The Minister’s response in a letter on BIDs was that
“the majority of BIDs set Baseline Agreements with their local authority to demonstrate the additionality it will provide over the term of the BID. The Government encourages the use of clear agreements and the fostering of strong ongoing relationships between BID bodies and their local authorities, to make sure each is aware of their obligations towards one another and to agree changes to such agreements where appropriate. The BID itself is responsible for deciding on the mix of representatives to ensure their Governance Board is an effective decision-making body with the right skills. The legislation does not preclude local authorities from being represented on the BID board, nor residents or members of the community”.
My reply to that would be that the Minister’s response did not answer the point. Indeed, the legislation does not preclude residents from being represented on the board of a BID, but what happens at present is that BID promoters make arrangements for their own commercial advantage and exclude resident representation as they know that the views of local residents will conflict with those of the business promoters.
My noble friend Lady Scott of Bybrook did not explain why she opposed the amendment. She said that local authorities are represented on some BID boards and reiterated that
“the legislation does not preclude residents … from being consulted”.
She also said:
“It is right that the businesses that will be required to fund the BID make the decisions on whether there should be consultations”,—[Official Report, 20/3/23; col. 1645.]
effectively concerning their undemocratic nature.

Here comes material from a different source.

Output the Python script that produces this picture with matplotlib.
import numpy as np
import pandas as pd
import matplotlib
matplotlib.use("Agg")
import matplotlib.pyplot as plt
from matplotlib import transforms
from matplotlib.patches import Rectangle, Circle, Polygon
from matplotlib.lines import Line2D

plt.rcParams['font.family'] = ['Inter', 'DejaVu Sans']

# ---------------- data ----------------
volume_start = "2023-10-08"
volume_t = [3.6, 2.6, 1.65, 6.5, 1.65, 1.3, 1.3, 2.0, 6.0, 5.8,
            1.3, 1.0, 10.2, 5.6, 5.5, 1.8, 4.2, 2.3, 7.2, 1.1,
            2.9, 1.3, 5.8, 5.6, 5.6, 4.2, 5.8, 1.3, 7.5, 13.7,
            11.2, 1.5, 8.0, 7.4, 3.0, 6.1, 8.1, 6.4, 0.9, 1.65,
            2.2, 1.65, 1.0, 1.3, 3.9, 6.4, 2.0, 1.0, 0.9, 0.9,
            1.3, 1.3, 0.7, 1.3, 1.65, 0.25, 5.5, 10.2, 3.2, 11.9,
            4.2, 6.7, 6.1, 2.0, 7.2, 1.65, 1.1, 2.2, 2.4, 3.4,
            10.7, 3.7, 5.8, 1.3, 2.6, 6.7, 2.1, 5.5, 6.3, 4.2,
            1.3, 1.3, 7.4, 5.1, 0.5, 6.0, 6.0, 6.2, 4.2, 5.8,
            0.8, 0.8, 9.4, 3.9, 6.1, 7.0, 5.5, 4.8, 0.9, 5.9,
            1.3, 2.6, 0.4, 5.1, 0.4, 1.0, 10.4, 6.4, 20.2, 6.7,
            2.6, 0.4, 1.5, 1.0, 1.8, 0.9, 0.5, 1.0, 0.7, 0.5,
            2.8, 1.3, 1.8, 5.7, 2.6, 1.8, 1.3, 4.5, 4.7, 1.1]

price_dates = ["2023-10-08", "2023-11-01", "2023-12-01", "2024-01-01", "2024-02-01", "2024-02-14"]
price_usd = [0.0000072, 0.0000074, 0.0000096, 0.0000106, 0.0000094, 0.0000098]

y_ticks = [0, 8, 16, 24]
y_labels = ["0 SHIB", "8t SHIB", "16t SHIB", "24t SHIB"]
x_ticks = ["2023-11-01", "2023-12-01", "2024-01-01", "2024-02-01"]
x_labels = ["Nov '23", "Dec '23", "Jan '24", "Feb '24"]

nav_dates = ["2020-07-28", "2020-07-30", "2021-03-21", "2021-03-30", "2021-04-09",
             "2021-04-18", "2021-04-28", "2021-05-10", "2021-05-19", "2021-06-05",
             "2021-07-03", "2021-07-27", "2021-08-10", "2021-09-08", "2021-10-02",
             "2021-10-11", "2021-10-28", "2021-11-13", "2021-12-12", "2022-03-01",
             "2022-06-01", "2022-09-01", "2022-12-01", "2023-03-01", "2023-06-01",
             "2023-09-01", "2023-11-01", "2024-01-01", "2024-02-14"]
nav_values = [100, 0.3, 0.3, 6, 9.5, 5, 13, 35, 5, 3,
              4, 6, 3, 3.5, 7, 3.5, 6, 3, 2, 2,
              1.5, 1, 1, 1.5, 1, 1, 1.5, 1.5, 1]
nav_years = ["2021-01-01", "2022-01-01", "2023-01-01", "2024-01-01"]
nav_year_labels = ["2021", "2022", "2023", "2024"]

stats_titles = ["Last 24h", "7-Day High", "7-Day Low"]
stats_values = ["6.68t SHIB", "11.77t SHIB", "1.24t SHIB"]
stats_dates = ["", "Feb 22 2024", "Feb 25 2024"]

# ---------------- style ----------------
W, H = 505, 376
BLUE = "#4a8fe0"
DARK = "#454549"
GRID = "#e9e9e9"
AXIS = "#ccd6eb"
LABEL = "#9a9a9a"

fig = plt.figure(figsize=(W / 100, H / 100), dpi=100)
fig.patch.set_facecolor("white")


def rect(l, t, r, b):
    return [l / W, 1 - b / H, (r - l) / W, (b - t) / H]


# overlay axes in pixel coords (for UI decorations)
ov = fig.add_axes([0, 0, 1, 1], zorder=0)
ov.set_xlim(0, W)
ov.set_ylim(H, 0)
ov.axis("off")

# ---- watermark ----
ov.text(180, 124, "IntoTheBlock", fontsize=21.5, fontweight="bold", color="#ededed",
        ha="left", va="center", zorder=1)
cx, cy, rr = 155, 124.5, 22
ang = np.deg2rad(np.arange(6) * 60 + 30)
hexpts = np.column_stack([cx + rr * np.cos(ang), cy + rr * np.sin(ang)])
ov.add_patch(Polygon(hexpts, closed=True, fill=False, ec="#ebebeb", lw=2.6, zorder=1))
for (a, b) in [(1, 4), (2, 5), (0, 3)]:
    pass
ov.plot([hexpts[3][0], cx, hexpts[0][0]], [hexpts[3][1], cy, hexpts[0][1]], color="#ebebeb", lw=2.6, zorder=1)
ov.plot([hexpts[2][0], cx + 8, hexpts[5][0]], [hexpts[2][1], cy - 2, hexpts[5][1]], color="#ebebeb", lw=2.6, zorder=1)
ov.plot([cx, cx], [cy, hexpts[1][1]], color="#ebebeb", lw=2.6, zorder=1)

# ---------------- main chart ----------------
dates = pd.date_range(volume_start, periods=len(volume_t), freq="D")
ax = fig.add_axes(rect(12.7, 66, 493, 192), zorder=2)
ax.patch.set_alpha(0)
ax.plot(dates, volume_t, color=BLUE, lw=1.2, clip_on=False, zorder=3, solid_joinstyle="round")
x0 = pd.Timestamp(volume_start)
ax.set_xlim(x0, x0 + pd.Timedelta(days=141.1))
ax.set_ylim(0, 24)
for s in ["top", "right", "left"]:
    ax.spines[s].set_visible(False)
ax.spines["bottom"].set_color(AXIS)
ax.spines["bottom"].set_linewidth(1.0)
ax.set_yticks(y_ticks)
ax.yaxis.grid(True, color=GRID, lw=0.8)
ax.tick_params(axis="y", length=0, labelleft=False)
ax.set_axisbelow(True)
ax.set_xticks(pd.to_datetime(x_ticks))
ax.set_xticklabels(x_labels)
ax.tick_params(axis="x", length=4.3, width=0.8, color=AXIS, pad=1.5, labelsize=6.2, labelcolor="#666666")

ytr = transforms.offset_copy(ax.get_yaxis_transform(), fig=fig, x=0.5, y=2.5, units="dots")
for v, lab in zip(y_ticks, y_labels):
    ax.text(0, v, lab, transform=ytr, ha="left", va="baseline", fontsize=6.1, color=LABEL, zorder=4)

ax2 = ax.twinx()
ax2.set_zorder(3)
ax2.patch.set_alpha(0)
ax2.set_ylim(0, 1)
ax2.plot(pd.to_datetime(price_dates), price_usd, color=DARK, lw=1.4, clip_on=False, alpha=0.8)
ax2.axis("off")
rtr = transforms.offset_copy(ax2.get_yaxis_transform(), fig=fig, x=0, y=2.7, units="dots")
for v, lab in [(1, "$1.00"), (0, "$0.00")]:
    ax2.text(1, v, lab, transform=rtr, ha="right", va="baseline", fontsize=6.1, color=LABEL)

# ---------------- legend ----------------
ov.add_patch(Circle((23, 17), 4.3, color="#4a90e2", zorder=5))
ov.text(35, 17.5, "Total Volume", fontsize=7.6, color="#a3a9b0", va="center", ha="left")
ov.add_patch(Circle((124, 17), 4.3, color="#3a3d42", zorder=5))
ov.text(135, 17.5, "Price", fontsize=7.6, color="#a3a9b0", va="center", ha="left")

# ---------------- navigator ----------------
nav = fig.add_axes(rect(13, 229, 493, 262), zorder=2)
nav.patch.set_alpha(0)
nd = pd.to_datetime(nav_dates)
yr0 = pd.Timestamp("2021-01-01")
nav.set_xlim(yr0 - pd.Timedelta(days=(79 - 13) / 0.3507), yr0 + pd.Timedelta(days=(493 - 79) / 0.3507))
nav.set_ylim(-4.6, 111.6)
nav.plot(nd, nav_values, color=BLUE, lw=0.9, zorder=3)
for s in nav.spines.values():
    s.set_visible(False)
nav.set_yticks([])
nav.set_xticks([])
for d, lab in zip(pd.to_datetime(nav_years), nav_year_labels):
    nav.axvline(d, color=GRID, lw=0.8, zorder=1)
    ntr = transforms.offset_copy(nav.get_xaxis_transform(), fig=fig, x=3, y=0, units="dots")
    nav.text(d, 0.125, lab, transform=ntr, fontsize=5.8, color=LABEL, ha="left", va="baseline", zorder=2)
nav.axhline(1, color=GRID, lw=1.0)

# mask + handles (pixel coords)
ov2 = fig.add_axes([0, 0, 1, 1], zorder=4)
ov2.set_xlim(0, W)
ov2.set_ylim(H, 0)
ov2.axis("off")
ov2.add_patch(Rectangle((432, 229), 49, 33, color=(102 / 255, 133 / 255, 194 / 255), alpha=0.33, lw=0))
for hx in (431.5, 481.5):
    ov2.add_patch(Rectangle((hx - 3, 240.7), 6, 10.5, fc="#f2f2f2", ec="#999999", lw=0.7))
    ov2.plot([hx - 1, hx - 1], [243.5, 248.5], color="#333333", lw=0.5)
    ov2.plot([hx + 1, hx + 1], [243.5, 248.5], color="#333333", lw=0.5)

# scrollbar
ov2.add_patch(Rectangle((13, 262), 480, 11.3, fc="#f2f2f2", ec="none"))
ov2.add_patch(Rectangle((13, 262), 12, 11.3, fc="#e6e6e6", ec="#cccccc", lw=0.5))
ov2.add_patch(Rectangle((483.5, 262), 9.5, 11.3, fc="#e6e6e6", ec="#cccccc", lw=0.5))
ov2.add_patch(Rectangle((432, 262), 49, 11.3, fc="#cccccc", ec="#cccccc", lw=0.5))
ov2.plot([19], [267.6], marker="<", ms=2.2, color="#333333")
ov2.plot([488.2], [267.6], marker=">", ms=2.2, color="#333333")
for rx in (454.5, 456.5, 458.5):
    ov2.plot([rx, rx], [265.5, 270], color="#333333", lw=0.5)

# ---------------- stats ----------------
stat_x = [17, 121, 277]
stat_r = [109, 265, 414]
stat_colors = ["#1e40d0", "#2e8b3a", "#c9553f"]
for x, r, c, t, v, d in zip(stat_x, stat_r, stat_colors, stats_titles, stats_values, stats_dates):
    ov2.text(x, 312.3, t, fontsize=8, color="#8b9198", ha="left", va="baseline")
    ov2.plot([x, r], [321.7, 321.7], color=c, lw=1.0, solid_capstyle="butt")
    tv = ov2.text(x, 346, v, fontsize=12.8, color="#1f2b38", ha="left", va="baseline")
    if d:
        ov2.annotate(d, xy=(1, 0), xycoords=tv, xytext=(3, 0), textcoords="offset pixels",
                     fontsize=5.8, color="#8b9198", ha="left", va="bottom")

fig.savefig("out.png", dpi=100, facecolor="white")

The Knightsbridge BID board of 19 people has one council officer and one RBKC councillor who does not represent any residents living in the area covered by the BID. I fear a repetition of the damage that has already been caused to Sloane Street, narrowing the carriageway so as to create dedicated parking bays and installing large, ugly planters to prevent ram-raiding. This is why I have tabled Amendment 64.

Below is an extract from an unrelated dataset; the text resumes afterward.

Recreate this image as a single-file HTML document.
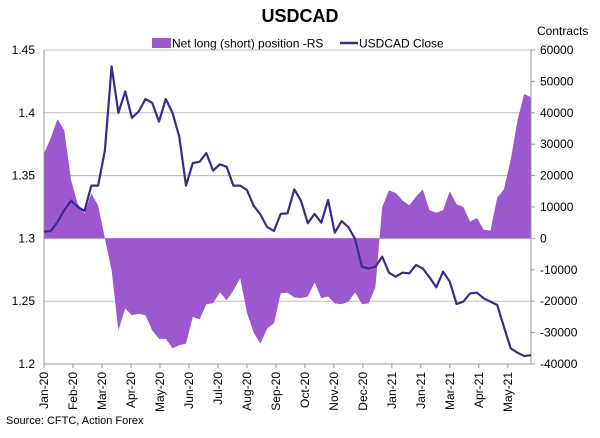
<!DOCTYPE html>
<html><head><meta charset="utf-8"><style>
body{margin:0;background:#fff;font-family:"Liberation Sans",Arial,sans-serif}
svg text{font-family:"Liberation Sans",Arial,sans-serif}
</style></head><body>
<svg id="c" width="600" height="433" xmlns="http://www.w3.org/2000/svg">
<text x="300" y="22" text-anchor="middle" font-size="18" font-weight="bold">USDCAD</text>
<text x="537" y="35" font-size="12">Contracts</text>
<g>
<rect x="152" y="38" width="19" height="10" fill="#9b58cf"/>
<text x="172" y="47.5" font-size="12">Net long (short) position -RS</text>
<line x1="340" y1="43" x2="358" y2="43" stroke="#3b2a8c" stroke-width="2.5"/>
<text x="359" y="47.5" font-size="12">USDCAD Close</text>
</g>
<text x="6" y="424" font-size="11">Source: CFTC, Action Forex</text>
<g id="plot"></g>
</svg>
<script>
const monthLabels=["Jan-20","Feb-20","Mar-20","Apr-20","May-20","Jun-20","Jul-20","Aug-20","Sep-20","Oct-20","Nov-20","Dec-20","Jan-21","Jan-21","Mar-21","Apr-21","May-21"];
const leftTicks=[1.2,1.25,1.3,1.35,1.4,1.45];
const rightTicks=[-40000,-30000,-20000,-10000,0,10000,20000,30000,40000,50000,60000];
const netPositions=[27000,32000,38000,34400,18500,11000,8000,14300,10500,0,-10200,-29300,-22300,-24500,-24000,-24500,-29300,-32000,-32000,-35000,-34000,-33500,-25000,-25800,-21000,-20600,-17200,-19700,-16600,-12700,-23600,-30000,-33500,-28700,-27000,-17500,-17300,-18800,-19000,-18500,-14000,-19000,-18500,-20700,-21000,-20200,-17200,-21000,-20700,-15500,10000,15300,14500,12100,10500,13300,15600,9000,8200,9000,15000,10900,10000,5300,6500,2800,2500,13000,15600,25000,37600,46000,45000];
const closePrices=[1.3053,1.306,1.313,1.3226,1.33,1.325,1.322,1.342,1.342,1.370,1.437,1.400,1.417,1.396,1.401,1.411,1.408,1.393,1.411,1.400,1.381,1.342,1.360,1.361,1.368,1.354,1.359,1.357,1.342,1.342,1.3385,1.326,1.319,1.309,1.306,1.3195,1.320,1.339,1.330,1.312,1.3195,1.3125,1.3306,1.3045,1.3138,1.309,1.2995,1.2775,1.276,1.2775,1.2854,1.2727,1.2695,1.2727,1.2722,1.2788,1.276,1.269,1.2611,1.2735,1.2655,1.2478,1.2497,1.2563,1.2568,1.2523,1.2497,1.247,1.2297,1.2125,1.209,1.2064,1.207];

const NS="http://www.w3.org/2000/svg";
const g=document.getElementById('plot');
const X0=44,X1=531,Y0=50,Y1=364;
const yL=v=>Y1-(v-1.2)/(0.25)*(Y1-Y0);
const yR=v=>Y1-(v+40000)/100000*(Y1-Y0);
const n=netPositions.length;
const xI=i=>X0+i*(X1-X0)/(n-1);
function mk(t,a){const e=document.createElementNS(NS,t);for(const k in a)e.setAttribute(k,a[k]);g.appendChild(e);return e;}

leftTicks.forEach(v=>{
 const l=mk('line',{x1:X0,x2:X1,y1:yL(v),y2:yL(v),stroke:'#bdbdbd','stroke-width':1});
 
 
 const t=mk('text',{x:35,y:yL(v)+4,'font-size':12,'text-anchor':'end'});t.textContent=String(v===1.3?'1.3':v===1.4?'1.4':v===1.2?'1.2':v);
 
 
});
rightTicks.forEach(v=>{
 const tk=mk('line',{x1:X1,x2:X1+4,y1:yR(v),y2:yR(v),stroke:'#999'});
 
 
 const t=mk('text',{x:X1+9,y:yR(v)+4,'font-size':12});t.textContent=v;
 
 
});
// area
let d=`M${xI(0)},${yR(0)}`;
netPositions.forEach((v,i)=>{d+=`L${xI(i).toFixed(1)},${yR(v).toFixed(1)}`;});
d+=`L${xI(n-1)},${yR(0)}Z`;
const area=mk('path',{d:d,fill:'#9b58cf'});


// axes
const la=mk('line',{x1:X0,x2:X0,y1:Y0,y2:Y1,stroke:'#999'});


const ra=mk('line',{x1:X1,x2:X1,y1:Y0,y2:Y1,stroke:'#999'});


const ba=mk('line',{x1:X0,x2:X1,y1:Y1,y2:Y1,stroke:'#999'});


// close line
const pts=closePrices.map((v,i)=>`${xI(i).toFixed(1)},${yL(v).toFixed(1)}`).join(' ');
const ln=mk('polyline',{points:pts,fill:'none',stroke:'#3b2a8c','stroke-width':2.2,'stroke-linejoin':'round'});


// x labels
const mStep=(X1-X0)/16.8;
monthLabels.forEach((m,i)=>{
 const x=X0+i*mStep;
 const tk=mk('line',{x1:x,x2:x,y1:Y1,y2:Y1+4,stroke:'#999'});
 
 
 const t=mk('text',{x:0,y:0,'font-size':12,'text-anchor':'end',transform:`translate(${x+4},${Y1+8}) rotate(-90)`});
 t.textContent=m;
 
 
});
</script>
</body></html>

I also wish to speak to Amendment 65, which seeks to prepare a code of practice for major, non-statutory consultations by local authorities to ensure that they are impartial and not manipulative. Within six months of this section coming into force, the Secretary of State must publish a code of practice for major, non-statutory consultations by local authorities. The code must recommend ways to ensure impartiality, including, first, having a consultation conducted by an independent third party; secondly, having the consultation materials and process pre-approved by such a party; or, thirdly, having those materials and process submitted in draft to the main stakeholders for their review and comments in advance of the consultations. The Consultation Institute commends on its website The Art of Consultation, by Rhion Jones and Elizabeth Gammell, as:
“A unique book, essential to those involved with consultations … There’s a multi-million-pound industry out there, currently asking us what we think. Lots of this is public money and much of it is wasted. Whilst a great deal of consultation is effective, some of it is downright dishonest; decision-makers have already made up their minds. If they then consult, it’s a waste of everyone’s time; they are just going through the motions”.

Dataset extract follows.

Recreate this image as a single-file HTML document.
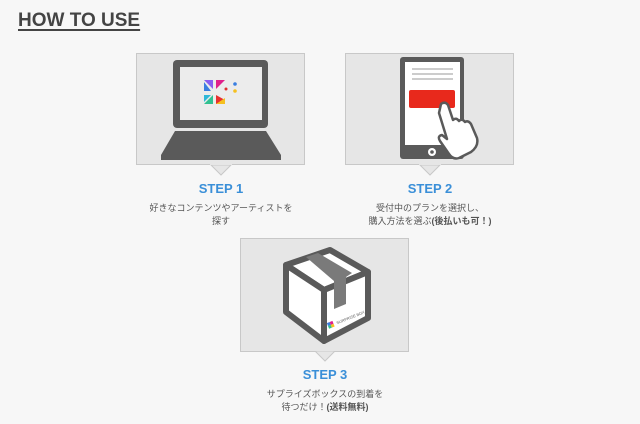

My Lords, Amendment 64 in the name of my noble friend Lord Northbrook concerns a review of business improvement districts. I have listened very carefully to this debate and the debate in Committee. We want BIDs to work with and alongside residents and members of the local community. It is important that the projects and activities that a BID delivers benefit the local area and encourage more people to visit, live and work there. Residents and members of the community are not prohibited in legislation, as I said in Committee, from being consulted on a new BID proposal. I know many BIDs that include many stakeholders, including the communities they serve. There is nothing to stop a local authority doing that.
It is clear that we need to explore how BIDs can work better with residents and communities, but I do not believe that legislating for a review in this Bill is the right approach. I therefore ask my noble friend to withdraw this amendment, but with my reassurance that I will take this away and consider the proposition of a government review of the BID arrangements. I would welcome further conversations with interested noble Lords to take this forward.
On Amendment 65, there is a statutory framework, and clear rules for consultation already exist in some areas, such as planning. There is also a statutory publicity code which is clear that all local authority communications must be objective and even-handed. There is support and guidance for local authorities on how they should do this. As I said, councils also carry out non-statutory consultations to allow residents to shape local decisions and plans.
I absolutely agree with the noble Baroness, Lady Taylor of Stevenage, that this should not be a one-off; it works much better when local authorities have a good ongoing relationship and conversation with their communities. It is then much easier to deal with issues such as those my noble friend Lord Northbrook raised in Kensington and Chelsea, because it is a continuation of an ongoing conversation. I encourage all local authorities to look at how they can do that better. Greater involvement for local people can be only a good thing. We do not think it is for the Government to tell councils how to do it. Most councils know how to do it; they know what works best in their area and get on with it.
I agree with the noble Baronesses opposite that the concern over the requirement for all consultations to be carried out by third parties is that it would impose additional costs on local authorities and may encourage less consultation and engagement rather than more because they just cannot afford it. I therefore hope my noble friend will agree not to press his amendment.
My Lords, I am most grateful to all noble Lords who participated in debates on these amendments. I particularly appreciated the offer of the noble Baroness, Lady Scott of Bybrook, to look at the way bids work to ensure better relationships with residents.
On Amendment 65, I appreciated the noble Baroness, Lady Taylor of Stevenage, talking about the costs of outside consultants. I was hoping that
“having the consultation materials and process submitted in draft to the main stakeholders for their review and comment in advance of the consultation”
would cover that point.
In the meantime, having thanked all noble Lords, I wish to withdraw my amendment.